> _Stated exercise_
Transcribe every line exactly and omit anything that is a picture.

## Start Data section

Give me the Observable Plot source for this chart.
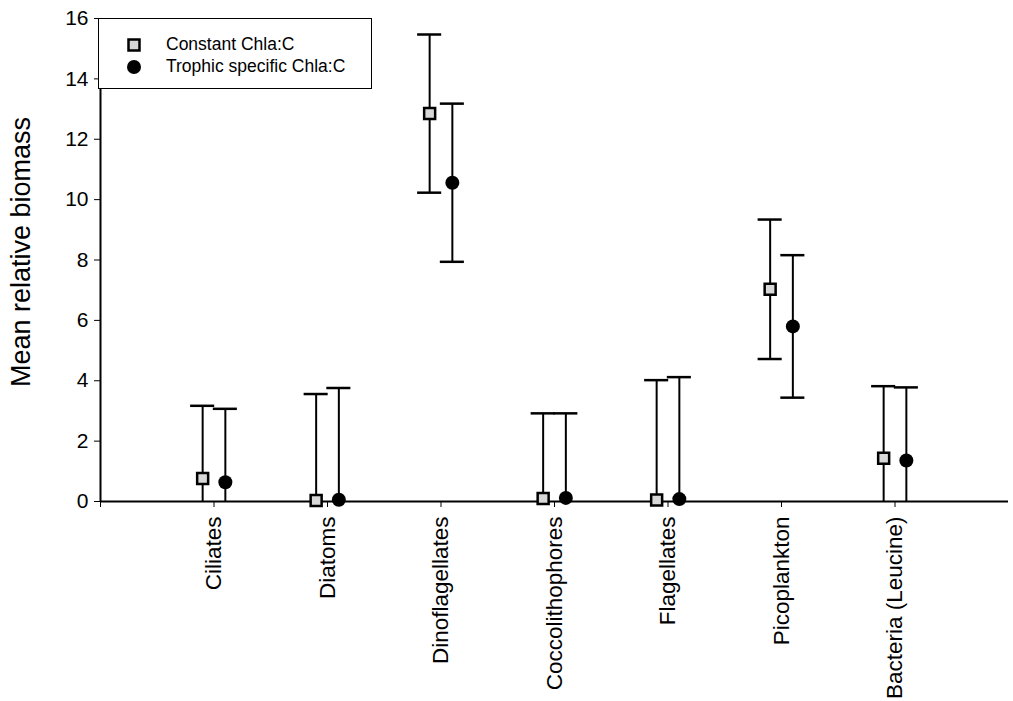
<!DOCTYPE html>
<html>
<head>
<meta charset="utf-8">
<script src="https://cdn.jsdelivr.net/npm/d3@7"></script>
<script src="https://cdn.jsdelivr.net/npm/@observablehq/plot@0.6"></script>
<style>
  html, body { margin: 0; padding: 0; background: white; }
  #wrap { position: relative; width: 1013px; height: 701px; font-family: "Liberation Sans", Arial, sans-serif; }
  #legend { position: absolute; left: 98px; top: 18px; width: 272px; height: 69px; border: 1.5px solid black; background: white; }
  .item { position: absolute; left: 26px; display: flex; align-items: center; font-size: 17.5px; color: #000; }
  .item svg { margin-right: 23px; }
</style>
</head>
<body>
<div id="wrap">
  <div id="chart"></div>
  <div id="legend">
    <div class="item" style="top:15px"><svg width="18" height="18"><rect x="3.5" y="3.5" width="11" height="11" fill="#d8d8d8" stroke="black" stroke-width="2.5"/></svg>Constant Chla:C</div>
    <div class="item" style="top:37px"><svg width="18" height="18"><circle cx="9" cy="9" r="7" fill="black"/></svg>Trophic specific Chla:C</div>
  </div>
</div>
<script>
const categories = ["Ciliates", "Diatoms", "Dinoflagellates", "Coccolithophores", "Flagellates", "Picoplankton", "Bacteria (Leucine)"];
const constantMean = [0.76, 0.03, 12.85, 0.10, 0.05, 7.03, 1.43];
const constantErr  = [2.41, 3.53, 2.62, 2.82, 3.97, 2.31, 2.39];
const trophicMean  = [0.64, 0.06, 10.56, 0.12, 0.08, 5.80, 1.36];
const trophicErr   = [2.43, 3.70, 2.62, 2.80, 4.04, 2.36, 2.42];
const yTicks = [0, 2, 4, 6, 8, 10, 12, 14, 16];

const off = 0.1, cap = 0.106;
const rows = categories.flatMap((c, i) => [
  {cat: c, pos: i + 1 - off, series: "Constant", mean: constantMean[i], err: constantErr[i]},
  {cat: c, pos: i + 1 + off, series: "Trophic", mean: trophicMean[i], err: trophicErr[i]}
]);

const chart = Plot.plot({
  width: 1013,
  height: 701,
  marginLeft: 100,
  marginRight: 5,
  marginTop: 18,
  marginBottom: 200,
  style: {fontFamily: "Liberation Sans, Arial, sans-serif", fontSize: "21px", color: "black", background: "white"},
  x: {domain: [0, 8]},
  y: {domain: [0, 16]},
  marks: [
    Plot.ruleX(rows, {x: "pos", y1: d => d.mean - d.err, y2: d => d.mean + d.err, stroke: "black", strokeWidth: 2, clip: true}),
    Plot.ruleY(rows, {y: d => d.mean + d.err, x1: d => d.pos - cap, x2: d => d.pos + cap, stroke: "black", strokeWidth: 2.5}),
    Plot.ruleY(rows.filter(d => d.mean - d.err >= 0), {y: d => d.mean - d.err, x1: d => d.pos - cap, x2: d => d.pos + cap, stroke: "black", strokeWidth: 2.5}),
    Plot.ruleY([0], {stroke: "black", strokeWidth: 2}),
    Plot.ruleX([0], {stroke: "black", strokeWidth: 2}),
    Plot.dot(rows.filter(d => d.series === "Constant"), {x: "pos", y: "mean", symbol: "square", r: 6.2, fill: "#d8d8d8", stroke: "black", strokeWidth: 2.5}),
    Plot.dot(rows.filter(d => d.series === "Trophic"), {x: "pos", y: "mean", symbol: "circle", r: 7, fill: "black"}),
    Plot.axisY({ticks: yTicks, tickSize: 6, tickPadding: 6, fontSize: 21, label: "Mean relative biomass", labelAnchor: "center", labelArrow: "none", labelOffset: 90}),
    Plot.axisX({ticks: [0, 1, 2, 3, 4, 5, 6, 7], tickFormat: i => categories[i - 1] ?? "", tickRotate: -90, tickSize: 6, tickPadding: 9, fontSize: 22.5, label: null})
  ]
});
// enlarge and nudge the y-axis label
chart.querySelectorAll("text").forEach(t => {
  if (t.textContent === "Mean relative biomass") {
    t.setAttribute("font-size", "27");
    const g = t.parentNode;
    const tr = g.getAttribute("transform") || "";
    g.setAttribute("transform", "translate(0,-8) " + tr);
  }
});
document.getElementById("chart").appendChild(chart);
</script>
</body>
</html>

## End Data section

> _Answer below_
Give me the Observable Plot source for this chart.
<!DOCTYPE html>
<html>
<head>
<meta charset="utf-8">
<script src="https://cdn.jsdelivr.net/npm/d3@7"></script>
<script src="https://cdn.jsdelivr.net/npm/@observablehq/plot@0.6"></script>
<style>
  html, body { margin: 0; padding: 0; background: white; }
  #wrap { position: relative; width: 1013px; height: 701px; font-family: "Liberation Sans", Arial, sans-serif; }
  #legend { position: absolute; left: 98px; top: 18px; width: 272px; height: 69px; border: 1.5px solid black; background: white; }
  .item { position: absolute; left: 26px; display: flex; align-items: center; font-size: 17.5px; color: #000; }
  .item svg { margin-right: 23px; }
</style>
</head>
<body>
<div id="wrap">
  <div id="chart"></div>
  <div id="legend">
    <div class="item" style="top:15px"><svg width="18" height="18"><rect x="3.5" y="3.5" width="11" height="11" fill="#d8d8d8" stroke="black" stroke-width="2.5"/></svg>Constant Chla:C</div>
    <div class="item" style="top:37px"><svg width="18" height="18"><circle cx="9" cy="9" r="7" fill="black"/></svg>Trophic specific Chla:C</div>
  </div>
</div>
<script>
const categories = ["Ciliates", "Diatoms", "Dinoflagellates", "Coccolithophores", "Flagellates", "Picoplankton", "Bacteria (Leucine)"];
const constantMean = [0.76, 0.03, 12.85, 0.10, 0.05, 7.03, 1.43];
const constantErr  = [2.41, 3.53, 2.62, 2.82, 3.97, 2.31, 2.39];
const trophicMean  = [0.64, 0.06, 10.56, 0.12, 0.08, 5.80, 1.36];
const trophicErr   = [2.43, 3.70, 2.62, 2.80, 4.04, 2.36, 2.42];
const yTicks = [0, 2, 4, 6, 8, 10, 12, 14, 16];

const off = 0.1, cap = 0.106;
const rows = categories.flatMap((c, i) => [
  {cat: c, pos: i + 1 - off, series: "Constant", mean: constantMean[i], err: constantErr[i]},
  {cat: c, pos: i + 1 + off, series: "Trophic", mean: trophicMean[i], err: trophicErr[i]}
]);

const chart = Plot.plot({
  width: 1013,
  height: 701,
  marginLeft: 100,
  marginRight: 5,
  marginTop: 18,
  marginBottom: 200,
  style: {fontFamily: "Liberation Sans, Arial, sans-serif", fontSize: "21px", color: "black", background: "white"},
  x: {domain: [0, 8]},
  y: {domain: [0, 16]},
  marks: [
    Plot.ruleX(rows, {x: "pos", y1: d => d.mean - d.err, y2: d => d.mean + d.err, stroke: "black", strokeWidth: 2, clip: true}),
    Plot.ruleY(rows, {y: d => d.mean + d.err, x1: d => d.pos - cap, x2: d => d.pos + cap, stroke: "black", strokeWidth: 2.5}),
    Plot.ruleY(rows.filter(d => d.mean - d.err >= 0), {y: d => d.mean - d.err, x1: d => d.pos - cap, x2: d => d.pos + cap, stroke: "black", strokeWidth: 2.5}),
    Plot.ruleY([0], {stroke: "black", strokeWidth: 2}),
    Plot.ruleX([0], {stroke: "black", strokeWidth: 2}),
    Plot.dot(rows.filter(d => d.series === "Constant"), {x: "pos", y: "mean", symbol: "square", r: 6.2, fill: "#d8d8d8", stroke: "black", strokeWidth: 2.5}),
    Plot.dot(rows.filter(d => d.series === "Trophic"), {x: "pos", y: "mean", symbol: "circle", r: 7, fill: "black"}),
    Plot.axisY({ticks: yTicks, tickSize: 6, tickPadding: 6, fontSize: 21, label: "Mean relative biomass", labelAnchor: "center", labelArrow: "none", labelOffset: 90}),
    Plot.axisX({ticks: [0, 1, 2, 3, 4, 5, 6, 7], tickFormat: i => categories[i - 1] ?? "", tickRotate: -90, tickSize: 6, tickPadding: 9, fontSize: 22.5, label: null})
  ]
});
// enlarge and nudge the y-axis label
chart.querySelectorAll("text").forEach(t => {
  if (t.textContent === "Mean relative biomass") {
    t.setAttribute("font-size", "27");
    const g = t.parentNode;
    const tr = g.getAttribute("transform") || "";
    g.setAttribute("transform", "translate(0,-8) " + tr);
  }
});
document.getElementById("chart").appendChild(chart);
</script>
</body>
</html>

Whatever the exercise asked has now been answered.